Shielding Criminal Convictions
The House of Delegates passed an amended version of HB 1166 to shield from the public, including employers, conviction records relating to certain misdemeanors including some drug offenses, traffic offenses, disorderly conduct, disturbing the peace and more. The Maryland Chamber opposed the bill because it would have prevented employers from accessing relevant information for evaluating applicants for employment. The bill was amended to remove the record from a State website, but the public and employers would still be able to obtain court records upon request. The bill has crossed over to the Senate and is now in the Judicial Proceedings Committee.
R&D Tax Credit
The Maryland Senate passed legislation to increase the total amount of Research and Development Tax Credits that may be awarded annually from $8 million to $10 million. The Maryland Chamber supports the bill. Maryland is a national leader in research and development, and we must ensure that our R&D tax credits remains competitive with other states. The bill is awaiting action in the House Ways & Means Committee.
Regional Institution Strategic Enterprise (RISE) Zone Program
The Maryland Senate unanimously passed a bill to create the RISE Zone program and unitize property and income tax credits and accelerated depreciation schedules to spur investment in areas around anchor institutions like universities and other State and federal facilities. The Maryland Chamber supports this program. Maryland’s economic strength lies in its highly educated workforce an strong focus on innovation and technology. The RISE Zone strengthen relationships between anchor institutions and their surrounding communities while fostering a culture of innovation and entrepreneurship, helping to take innovative research from the laboratory to the private sector. The bill is awaiting action in the House Ways and Means Committee.
Cybersecurity Investment Fund
SB 603/HB 740
Both houses of the Maryland General Assembly passed legislation to create a new Cybersecurity Investment Fund to provide early stage seed funding for emerging Maryland companies focused on cybersecurity. The Maryland Chamber supports the legislation. For a modest annual investment of $2 million, Maryland can bolster its reputation as a cybersecurity leader. Supporting Maryland’s cybersecurity industry at all levels has great potential for creating and retaining high paying jobs in Maryland. The bills await action in the opposite chamber.
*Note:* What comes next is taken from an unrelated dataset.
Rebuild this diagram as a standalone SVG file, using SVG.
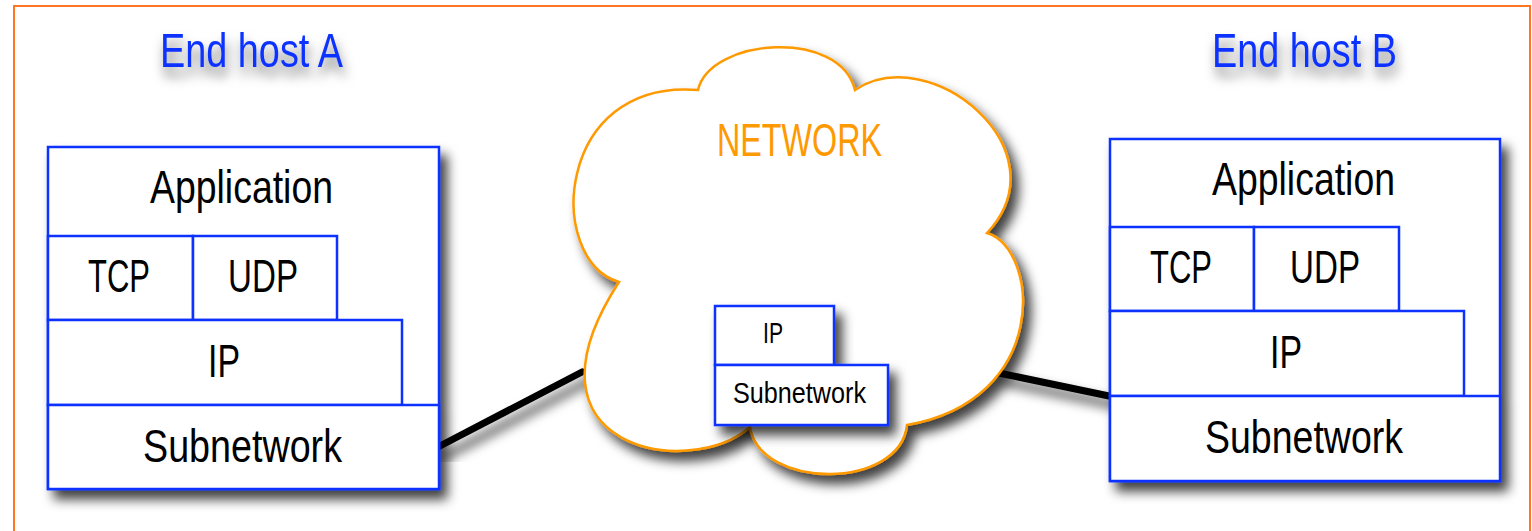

Maryland E-Nnovation Initiative
The Maryland Senate unanimously passed legislation to establish this new initiative that would allow for the auctioning of varied tax credits to the private sector to match higher education funding to attract the best and brightest talent to Maryland universities. This will leverage public and private sector capital to fund endowed chairs in targeted areas of science and technology research. The goal of this program would be to create globally recognized research and development programs that maximize Maryland’s innovation assets and create private sector investment, opportunities and jobs. The Maryland Chamber supports this program. The areas of science which this program is targeting will further enhance Maryland’s already growing technology and innovation sectors, and will likely lead to greater creation of business spin-offs and start-ups in these areas. The bill will be heard by the Ways & Means and Appropriations Committees on March 25.
Streamlining Regulatory Process
SB 449/HB 166
Both houses of the General Assembly have passed legislation to establish quarterly effective dates for certain nonemergency regulations. The Maryland Chamber supports the bill because it would streamline the regulatory process and give business more predictability regarding the effective dates of regulations. Similar legislation was passed unanimously by both houses last year, but the session ended before the opposite house votes could be completed.
Hydraulic Fracturing Prohibition
SB 360, HB 292
Legislation to prohibit anyone from engaging in hydraulic fracturing of a well for the exploration or production of natural gas in Maryland was voted down in both houses. The Maryland Chamber of Commerce opposed this bill because it would prevent natural gas development in Western Maryland and could have impeded the economic development natural gas could bring to the State.
Small Business Reserve
SB 975/HB 487 & HB 14
Two years ago, the Maryland Chamber supported legislation to expand the definition of “small business” under the Small Business Reserve (SBR) program. That change has helped grow the number of small businesses participating in the SBR and bring more state agencies closer to their goal of awarding 10 percent of procurements to qualified small businesses. That expansion sunsets this year. Both houses have passed legislation to repeal that sunset. In addition, the House unanimously passed legislation to require state procurements with an expected value between $15,000 and $100,000 to be designated for the SBR program. The bill is awaiting action in the Senate.